▸ Given exercise
Keep only the lines where "with" appears.

▸ Extracted data
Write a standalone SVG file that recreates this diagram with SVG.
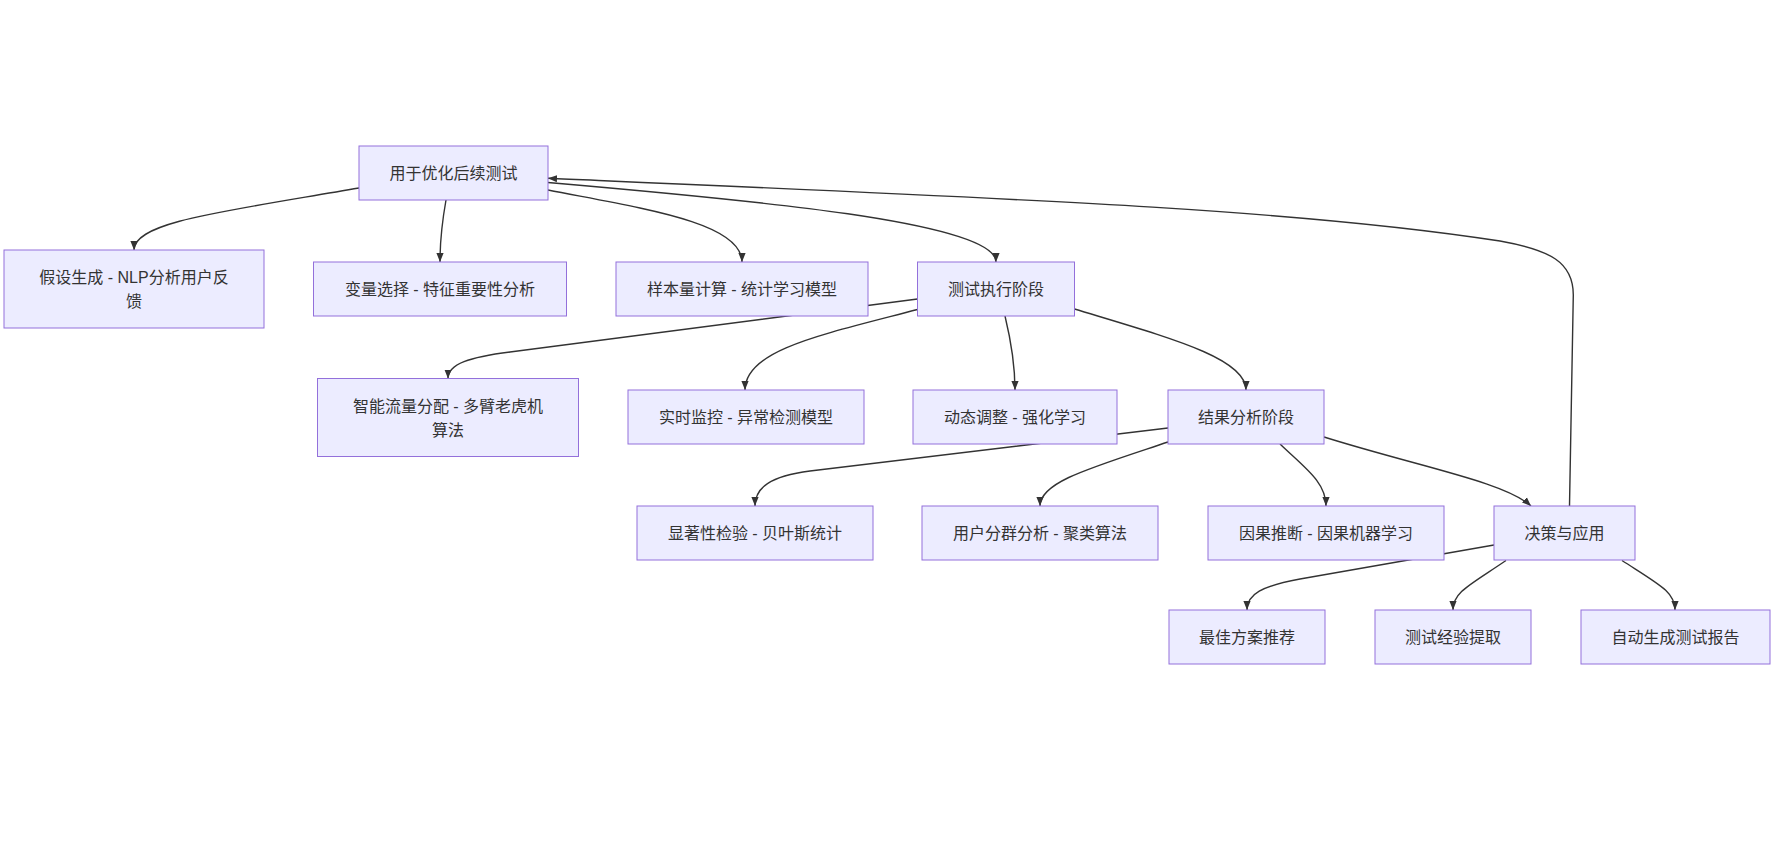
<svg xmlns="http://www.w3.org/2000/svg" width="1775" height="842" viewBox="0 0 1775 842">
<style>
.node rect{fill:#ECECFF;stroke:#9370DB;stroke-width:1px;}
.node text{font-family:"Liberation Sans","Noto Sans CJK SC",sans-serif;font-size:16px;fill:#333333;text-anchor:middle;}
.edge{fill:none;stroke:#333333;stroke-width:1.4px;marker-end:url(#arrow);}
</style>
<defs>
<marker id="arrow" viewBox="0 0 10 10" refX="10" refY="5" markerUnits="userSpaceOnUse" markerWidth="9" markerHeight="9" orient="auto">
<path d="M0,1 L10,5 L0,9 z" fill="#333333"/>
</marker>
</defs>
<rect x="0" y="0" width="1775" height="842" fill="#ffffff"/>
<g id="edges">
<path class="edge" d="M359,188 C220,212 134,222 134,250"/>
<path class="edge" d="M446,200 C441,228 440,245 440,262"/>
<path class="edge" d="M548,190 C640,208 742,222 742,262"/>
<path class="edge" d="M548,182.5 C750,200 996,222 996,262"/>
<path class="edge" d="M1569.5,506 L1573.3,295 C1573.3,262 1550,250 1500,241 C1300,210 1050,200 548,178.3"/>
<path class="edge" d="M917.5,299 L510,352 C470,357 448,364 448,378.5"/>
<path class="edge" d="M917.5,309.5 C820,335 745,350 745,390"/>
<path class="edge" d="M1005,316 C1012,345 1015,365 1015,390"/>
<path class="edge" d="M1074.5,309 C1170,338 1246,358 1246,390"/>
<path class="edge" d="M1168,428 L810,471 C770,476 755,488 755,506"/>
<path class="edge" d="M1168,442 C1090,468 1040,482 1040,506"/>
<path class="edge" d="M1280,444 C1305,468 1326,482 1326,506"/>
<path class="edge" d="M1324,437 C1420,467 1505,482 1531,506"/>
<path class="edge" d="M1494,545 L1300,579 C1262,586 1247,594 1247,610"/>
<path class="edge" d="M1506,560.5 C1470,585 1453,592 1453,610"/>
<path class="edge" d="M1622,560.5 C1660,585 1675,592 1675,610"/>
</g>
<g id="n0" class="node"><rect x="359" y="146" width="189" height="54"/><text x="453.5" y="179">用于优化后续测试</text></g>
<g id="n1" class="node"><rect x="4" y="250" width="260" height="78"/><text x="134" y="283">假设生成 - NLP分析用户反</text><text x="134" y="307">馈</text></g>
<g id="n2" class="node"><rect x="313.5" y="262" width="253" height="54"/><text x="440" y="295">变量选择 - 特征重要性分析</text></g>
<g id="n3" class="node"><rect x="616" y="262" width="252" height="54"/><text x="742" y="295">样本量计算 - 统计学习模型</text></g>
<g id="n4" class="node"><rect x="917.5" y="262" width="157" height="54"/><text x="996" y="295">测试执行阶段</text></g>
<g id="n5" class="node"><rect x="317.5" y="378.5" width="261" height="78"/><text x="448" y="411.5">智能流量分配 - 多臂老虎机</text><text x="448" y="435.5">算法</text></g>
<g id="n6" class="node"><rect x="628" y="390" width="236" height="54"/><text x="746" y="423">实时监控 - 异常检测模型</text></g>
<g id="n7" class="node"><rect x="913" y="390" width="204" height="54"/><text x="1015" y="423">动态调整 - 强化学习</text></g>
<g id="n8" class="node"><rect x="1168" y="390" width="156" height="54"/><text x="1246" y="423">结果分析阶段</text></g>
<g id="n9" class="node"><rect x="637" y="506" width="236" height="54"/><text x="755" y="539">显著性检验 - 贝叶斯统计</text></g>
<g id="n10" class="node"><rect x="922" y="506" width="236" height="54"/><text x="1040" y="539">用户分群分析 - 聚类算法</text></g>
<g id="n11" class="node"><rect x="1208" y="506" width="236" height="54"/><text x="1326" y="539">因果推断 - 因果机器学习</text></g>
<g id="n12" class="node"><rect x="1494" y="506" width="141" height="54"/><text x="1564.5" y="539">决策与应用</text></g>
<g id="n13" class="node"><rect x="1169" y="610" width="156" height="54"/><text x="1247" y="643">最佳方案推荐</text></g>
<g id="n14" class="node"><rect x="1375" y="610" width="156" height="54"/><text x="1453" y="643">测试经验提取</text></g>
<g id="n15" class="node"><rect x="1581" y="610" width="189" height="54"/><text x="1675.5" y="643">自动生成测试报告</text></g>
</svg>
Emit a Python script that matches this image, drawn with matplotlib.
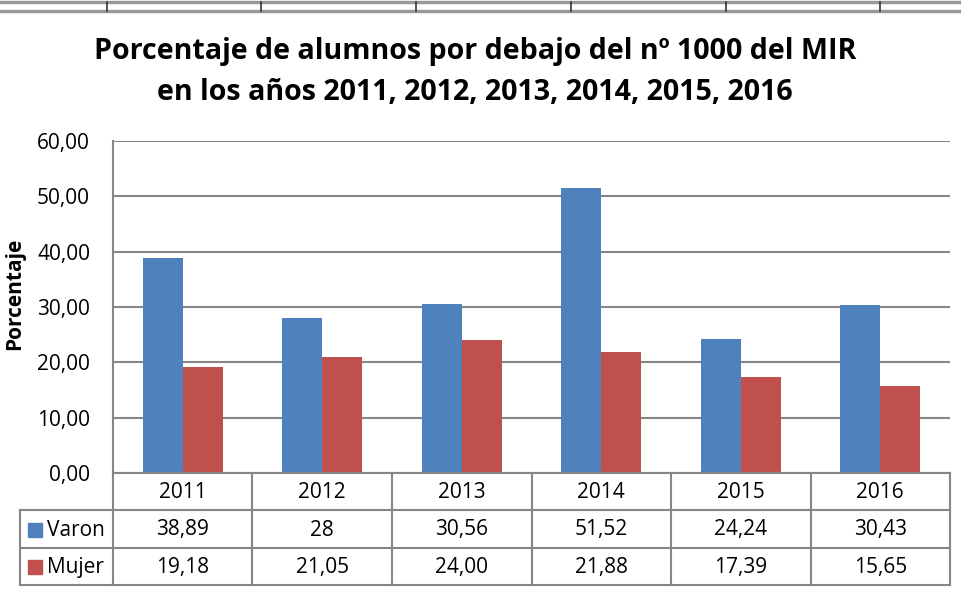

▸ Worked answer
Write a standalone SVG file that recreates this diagram with SVG.
Emit a Python script that matches this image, drawn with matplotlib.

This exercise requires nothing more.